Octavio Medellin drawings
Dallas Museum of Art
A 1938 trip to Mexico influence Medellin's works for his entire career.

Medellín taught throughout his career, leaving a living legacy of artists. He taught at North Texas State Teacher’s College (now the University of North Texas) and SMU. In 1945, he began his 21-year tenure at the Dallas Museum of Fine Art’s school. He opened the Octavio Medellín School of Sculpture in Oak Cliff in 1966. The school is now called the Creative Arts Center and is in East Dallas.

More than 20 years after his death, Medellín is considered a beloved mentor and guide.

“Every former colleague, peer or student that I’ve met has a story of the moment when Octavio Medellín inspired or challenged them, pushing them to grow and find their artistic voice,” Castro said.

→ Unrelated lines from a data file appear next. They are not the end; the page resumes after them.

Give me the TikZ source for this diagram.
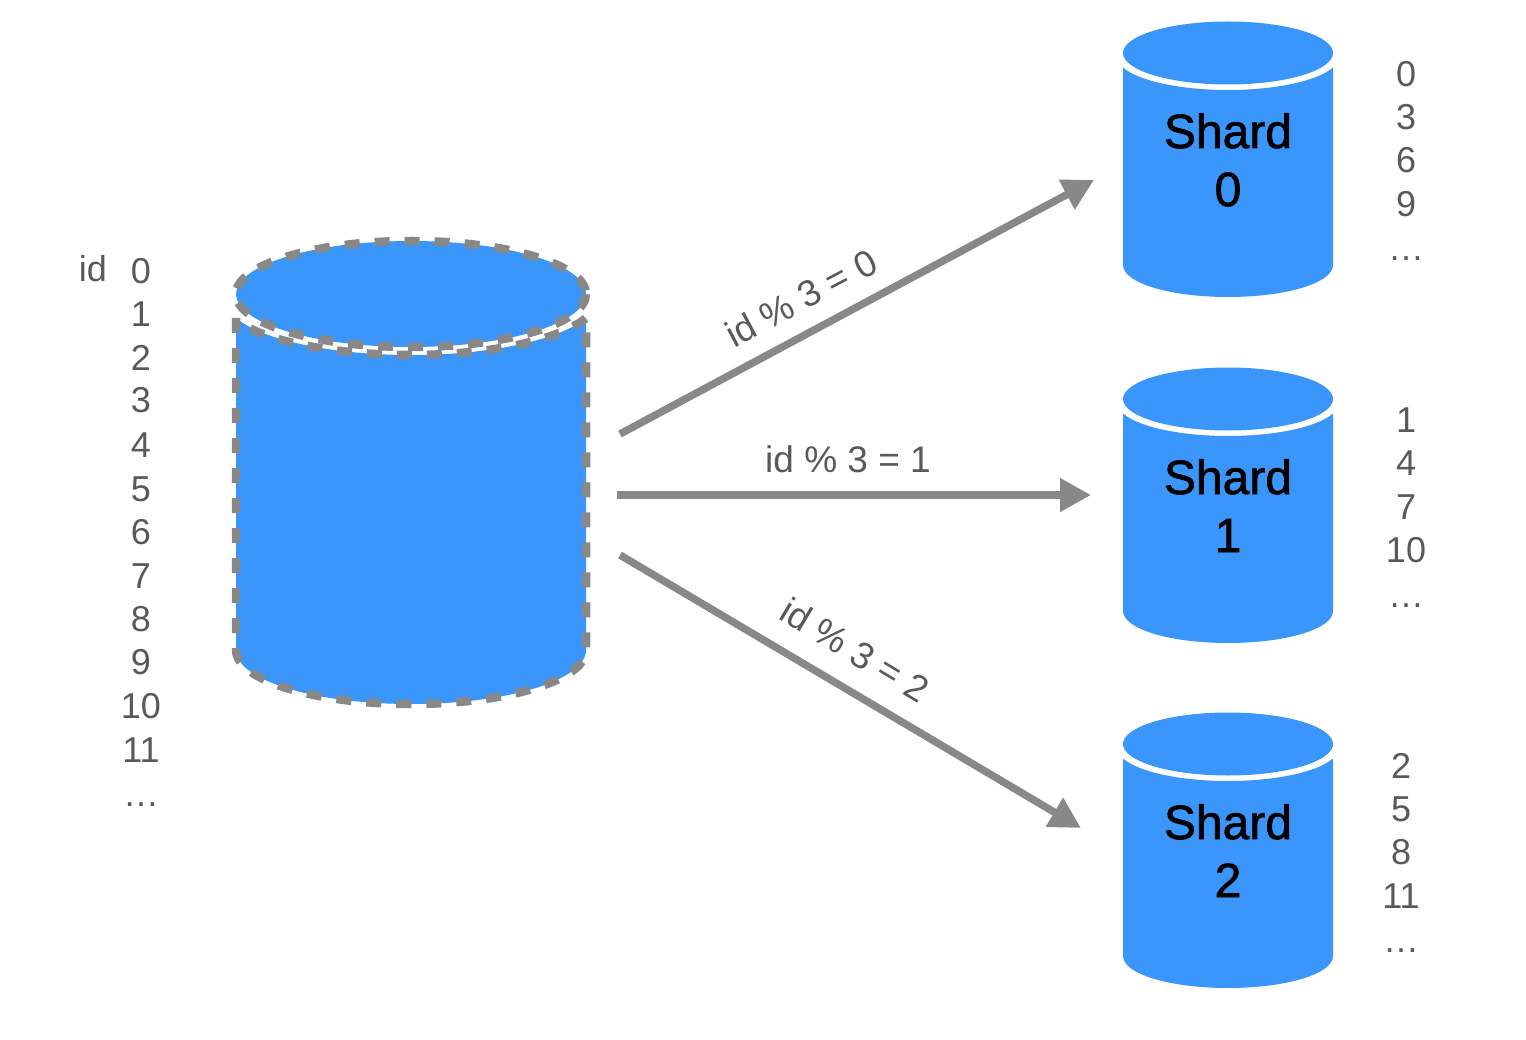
\documentclass[tikz,border=0pt]{standalone}
\usepackage{fontspec}
\setmainfont{Liberation Sans}
\newfontfamily\shardfont[FakeBold=1.5]{Liberation Sans}
\usetikzlibrary{arrows.meta}
\definecolor{dbblue}{HTML}{3A96FB}
\definecolor{linegray}{HTML}{888888}
\definecolor{textgray}{HTML}{595959}
\tikzset{
  cylfill/.style={fill=dbblue,draw=none},
  dashline/.style={draw=linegray,line width=8.5pt,dash pattern=on 15pt off 15pt},
  conn/.style={draw=linegray,line width=7.5pt,-{Triangle[length=31pt,width=32pt]}},
  listtxt/.style={inner sep=0pt,anchor=base,text=textgray,font=\fontsize{36}{40}\selectfont},
  edgetxt/.style={inner sep=0pt,text=textgray,font=\fontsize{37}{40}\selectfont},
  shardtxt/.style={inner sep=0pt,anchor=base,text=black,font=\shardfont\fontsize{48}{58}\selectfont},
}
\newcommand{\shardcyl}[2]{%
  \begin{scope}[yshift=-#1pt]
    \fill[dbblue] (1123,67.5) .. controls (1138.4,81) and (1180.5,90) .. (1228,90)
      .. controls (1275.5,90) and (1317.6,81) .. (1333,67.5) -- (1333,265)
      .. controls (1333,283) and (1286,297) .. (1228,297)
      .. controls (1170,297) and (1123,283) .. (1123,265) -- cycle;
    \fill[dbblue] (1228,53) ellipse [x radius=105,y radius=31.5];
    \node[shardtxt] (shard#2a) at (1228,148) {Shard};
    \node[shardtxt] (shard#2b) at (1228,206) {#2};
  \end{scope}}
\begin{document}
\begin{tikzpicture}[x=1pt,y=-1pt]
\useasboundingbox (0,0) rectangle (1526,1040);
% source cylinder
\path[cylfill] (236,318) -- (236,650)
  .. controls (236,680) and (314,704) .. (411,704)
  .. controls (508,704) and (586,680) .. (586,650) -- (586,318)
  .. controls (560,340) and (490,355) .. (411,355)
  .. controls (332,355) and (262,340) .. (236,318) -- cycle;
\path[dashline] (236,318) -- (236,650)
  .. controls (236,680) and (314,704) .. (411,704)
  .. controls (508,704) and (586,680) .. (586,650) -- (586,318)
  .. controls (560,340) and (490,355) .. (411,355)
  .. controls (332,355) and (262,340) .. (240,322);
\fill[dbblue] (411,294) ellipse [x radius=175,y radius=53];
\draw[dashline] (411,294) ellipse [x radius=175,y radius=53];
% shards
\shardcyl{0}{0}
\shardcyl{346}{1}
\shardcyl{691}{2}
% connectors
\coordinate (src0) at (620,434);
\coordinate (dst0) at (1094,180);
\coordinate (src1) at (617,495);
\coordinate (dst1) at (1091,495);
\coordinate (src2) at (620,555);
\coordinate (dst2) at (1081,828);
\draw[conn] (src0) -- (dst0);
\draw[conn] (src1) -- (dst1);
\draw[conn] (src2) -- (dst2);
\node[edgetxt,rotate=28] (lab0) at (801,298) {id \% 3 = 0};
\node[edgetxt] (lab1) at (848,459) {id \% 3 = 1};
\node[edgetxt,rotate=-31] (lab2) at (855,650) {id \% 3 = 2};
% id list
\node[listtxt] (idhead) at (93,282) {id};
\foreach \t/\y in {0/284,1/327,2/371,3/413,4/457,5/501,6/544,7/588,8/631,9/674,10/718,11/762,…/806}
  \node[listtxt] (ids\y) at (141,\y) {\t};
\foreach \t/\y in {0/87,3/130,6/173,9/217,…/261}
  \node[listtxt] (sa\y) at (1406,\y) {\t};
\foreach \t/\y in {1/432,4/475,7/519,10/562,…/607}
  \node[listtxt] (sb\y) at (1406,\y) {\t};
\foreach \t/\y in {2/778,5/821,8/864,11/908,…/952}
  \node[listtxt] (sc\y) at (1401,\y) {\t};
\end{tikzpicture}
\end{document}
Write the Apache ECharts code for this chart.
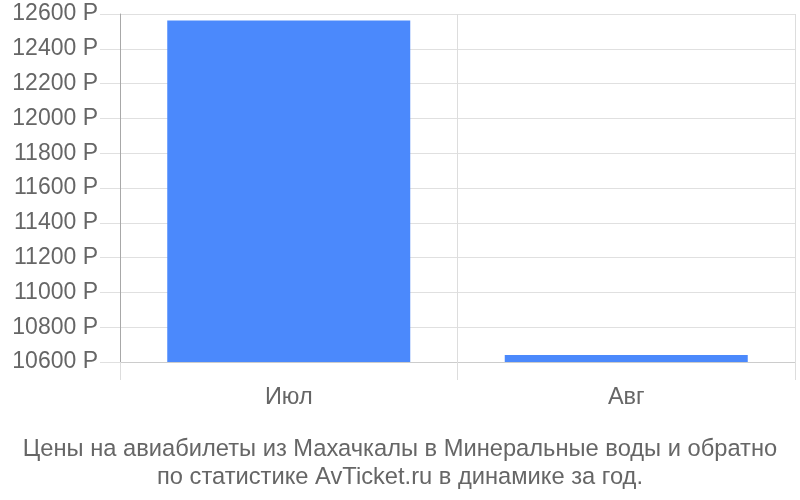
<!DOCTYPE html>
<html><head><meta charset="utf-8">
<script src="https://cdn.jsdelivr.net/npm/echarts@6/dist/echarts.min.js"></script>
<style>html,body{margin:0;padding:0;background:#fff}#c{width:800px;height:500px}</style>
</head><body><div id="c"></div>
<script>
const categories = ['Июл', 'Авг'];
const prices = [12562, 10640];
const yTicksMin = 10600, yTicksMax = 12600, yStep = 200;
const titleLines = ['Цены на авиабилеты из Махачкалы в Минеральные воды и обратно', 'по статистике AvTicket.ru в динамике за год.'];

const chart = echarts.init(document.getElementById('c'));
const font = 'Liberation Sans, Arial, sans-serif';
const gridColors = ['#cccccc'].concat(Array(10).fill('#e0e0e0'));
chart.setOption({
  animation: false,
  title: {
    text: titleLines.join('\n'),
    left: 'center', bottom: 4,
    textStyle: { fontFamily: font, fontSize: 23.7, fontWeight: 'normal', color: '#666', lineHeight: 28 }
  },
  grid: { left: 120, right: 5, top: 14, bottom: 138 },
  xAxis: {
    type: 'category', data: categories, offset: 18,
    axisLine: { show: false },
    axisTick: { show: true, inside: true, length: 18, lineStyle: { color: '#dddddd' } },
    splitLine: { show: true, lineStyle: { color: '#dddddd' } },
    axisLabel: { fontFamily: font, fontSize: 23.5, color: '#666', margin: 6 }
  },
  yAxis: {
    type: 'value', min: yTicksMin, max: yTicksMax, interval: yStep,
    axisLine: { show: true, lineStyle: { color: '#a8a8a8' } },
    axisTick: { show: true, length: 20, lineStyle: { color: '#e0e0e0' } },
    splitLine: { lineStyle: { color: gridColors } },
    axisLabel: { formatter: v => v + ' Р', fontFamily: font, fontSize: 23, color: '#666', margin: 22 }
  },
  series: [{
    type: 'bar', data: prices, barWidth: '72%',
    itemStyle: { color: '#4b89fc' }
  }]
});
</script></body></html>
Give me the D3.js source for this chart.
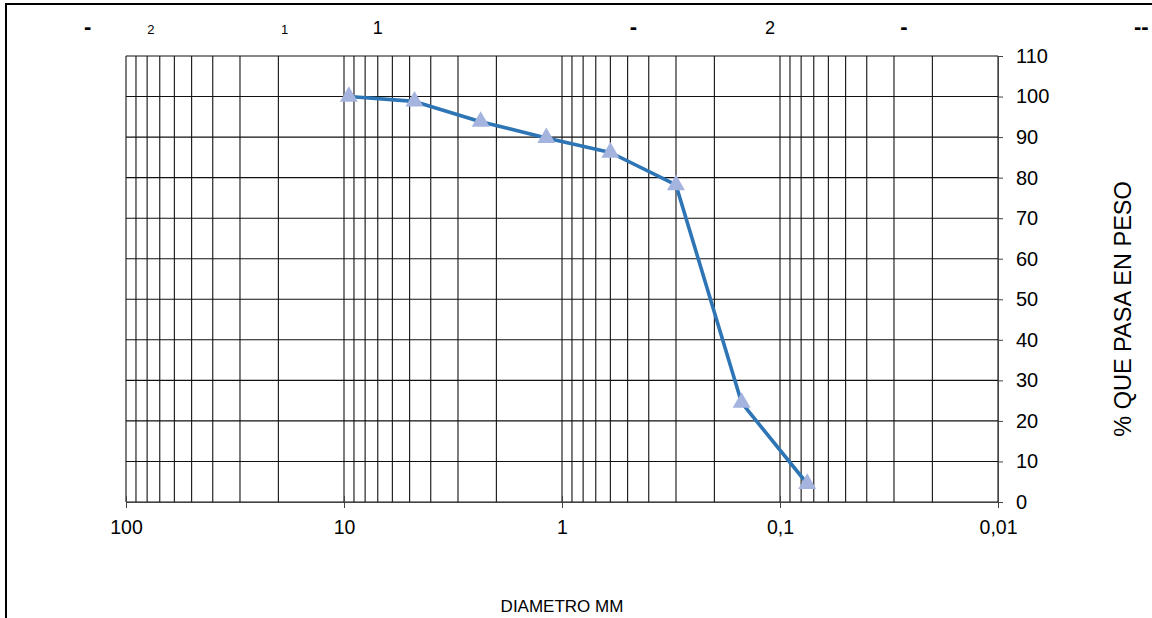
<!DOCTYPE html>
<html>
<head>
<meta charset="utf-8">
<script src="https://cdn.jsdelivr.net/npm/d3@7"></script>
<style>
  body { margin: 0; background: #fff; }
  svg { display: block; font-family: "Liberation Sans", Arial, sans-serif; }
</style>
</head>
<body>
<svg id="chart" width="1152" height="618"></svg>
<script>
// sieve openings (mm) and percent passing
var diameters = [9.5, 4.75, 2.36, 1.18, 0.6, 0.3, 0.15, 0.075];
var passing = [100, 98.8, 93.8, 89.8, 86.2, 78.2, 24.5, 4.5];

var xTicks = [100, 10, 1, 0.1, 0.01];
var xTickLabels = ["100", "10", "1", "0,1", "0,01"];
var yTicks = [0, 10, 20, 30, 40, 50, 60, 70, 80, 90, 100, 110];

// labels along the top, placed by diameter
var topLabels = ["-", "2", "1", "1", "-", "2", "-", "--"];
var topDiams = [150, 77, 18.7, 7.0, 0.47, 0.111, 0.027, 0.0022];
var topBig = [true, false, false, true, true, true, true, true];

(function() {
  var svg = d3.select("#chart");
  var pl = 126, pr = 998, pt = 56, pb = 502;
  var fs = 17, tickFs = 19.5;

  var x = d3.scaleLog().domain([100, 0.01]).range([pl, pr]);
  var y = d3.scaleLinear().domain([0, 110]).range([pb, pt]);

  // outer frame
  svg.append("rect")
    .attr("x", 6).attr("y", 4).attr("width", 1170).attr("height", 640)
    .attr("fill", "none").attr("stroke", "#000").attr("stroke-width", 2);

  // vertical grid (every minor value of each decade)
  var minor = [];
  [0.01, 0.1, 1, 10].forEach(function(dec) {
    for (var k = 1; k <= 9; k++) minor.push(dec * k);
  });
  minor.push(100);

  var grid = svg.append("g").attr("stroke", "#111").attr("stroke-width", 1.1);
  grid.selectAll("line.v").data(minor).enter().append("line")
    .attr("class", "v")
    .attr("x1", function(d){ return x(d); })
    .attr("x2", function(d){ return x(d); })
    .attr("y1", pt).attr("y2", pb);

  grid.selectAll("line.h").data(yTicks).enter().append("line")
    .attr("class", "h")
    .attr("x1", pl).attr("x2", pr)
    .attr("y1", function(d){ return y(d); })
    .attr("y2", function(d){ return y(d); });

  // bottom axis
  var xAxis = d3.axisBottom(x)
    .tickValues(xTicks)
    .tickSize(6)
    .tickFormat(function(d, i){ return xTickLabels[i]; })
    .tickPadding(12);
  var gx = svg.append("g").attr("transform", "translate(0," + pb + ")").call(xAxis);
  gx.select(".domain").attr("stroke", "#444");
  gx.selectAll(".tick line").attr("stroke", "#444").attr("y1", -6);
  gx.selectAll("text").attr("font-size", tickFs).attr("fill", "#000")
    .attr("font-family", "Liberation Sans, Arial, sans-serif");

  // right axis
  var yAxis = d3.axisRight(y).tickValues(yTicks).tickSize(5).tickPadding(13);
  var gy = svg.append("g").attr("transform", "translate(" + pr + ",0)").call(yAxis);
  gy.select(".domain").attr("stroke", "#444");
  gy.selectAll(".tick line").attr("stroke", "#444");
  gy.selectAll("text").attr("font-size", tickFs + 0.5).attr("fill", "#000")
    .attr("font-family", "Liberation Sans, Arial, sans-serif");

  // axis titles
  svg.append("text")
    .attr("x", 562).attr("y", 612)
    .attr("text-anchor", "middle").attr("font-size", fs)
    .text("DIAMETRO MM");

  svg.append("text")
    .attr("transform", "translate(1131,309) rotate(-90)")
    .attr("text-anchor", "middle").attr("font-size", 23.5)
    .text("% QUE PASA EN PESO");

  // top labels
  svg.selectAll("text.top").data(topLabels).enter().append("text")
    .attr("class", "top")
    .attr("x", function(d, i){ return x(topDiams[i]); })
    .attr("y", 34)
    .attr("text-anchor", "middle")
    .attr("font-size", function(d, i){
      if (d.indexOf("-") >= 0) return 22;
      return topBig[i] ? 18 : 13;
    })
    .attr("font-weight", function(d){ return d.indexOf("-") >= 0 ? "bold" : "normal"; })
    .text(function(d){ return d; });

  // curve
  var pts = diameters.map(function(d, i){ return [d, passing[i]]; });
  var line = d3.line()
    .x(function(d){ return x(d[0]); })
    .y(function(d){ return y(d[1]); });

  svg.append("path")
    .datum(pts)
    .attr("d", line)
    .attr("fill", "none")
    .attr("stroke", "#2E75B6")
    .attr("stroke-width", 3.6)
    .attr("stroke-linejoin", "round");

  svg.selectAll("path.mark").data(pts).enter().append("path")
    .attr("class", "mark")
    .attr("d", d3.symbol().type(d3.symbolTriangle).size(140))
    .attr("transform", function(d){ return "translate(" + x(d[0]) + "," + y(d[1]) + ")"; })
    .attr("fill", "#A5B4DE");
})();
</script>
</body>
</html>
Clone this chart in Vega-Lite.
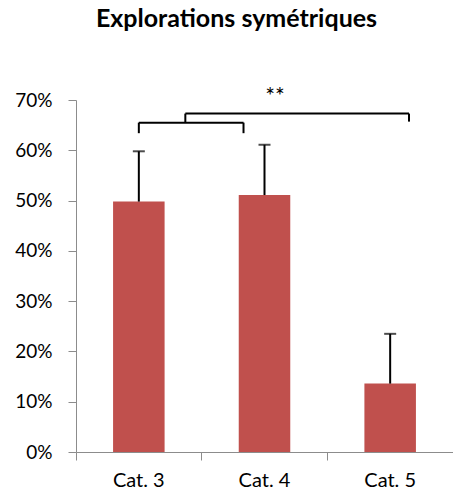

This exhibition also highlights Medellín’s public works with preparatory drawings and photographs from the artist’s personal archives. Among the color drawings of completed works is a proposal rejected by a local Episcopal Church. The drawings included a note about why the church did not move forward with Medellín’s concept of candlesticks and baptismal font.

“They didn’t like that it was so, as they put it, airy, not solid enough and not traditional enough," Castro said. "And they were very clear that they felt he was uncompromising. You start to see these moments where he really chooses to keep his principals on how he wants to work.”

Octavio Medellin public art drawings
Dallas Museum of Art
Drawings of Medellin's public works are included in this exhibition.

Medellín’s public works are still part Texan’s everyday lives: the mosaic murals at St. Bernard of Clairvaux Catholic Church near White Rock Lake; the fused-glass window at the University Catholic Center in Austin; and a series of fused-glass windows salvaged from the now-demolished Trinity Lutheran Church in Dallas that are now installed at the Moody Performance Hall and Love Field Airport.

“They are literally part of our community, bringing people joy, offering solace and enriching their daily lives,” Castro said.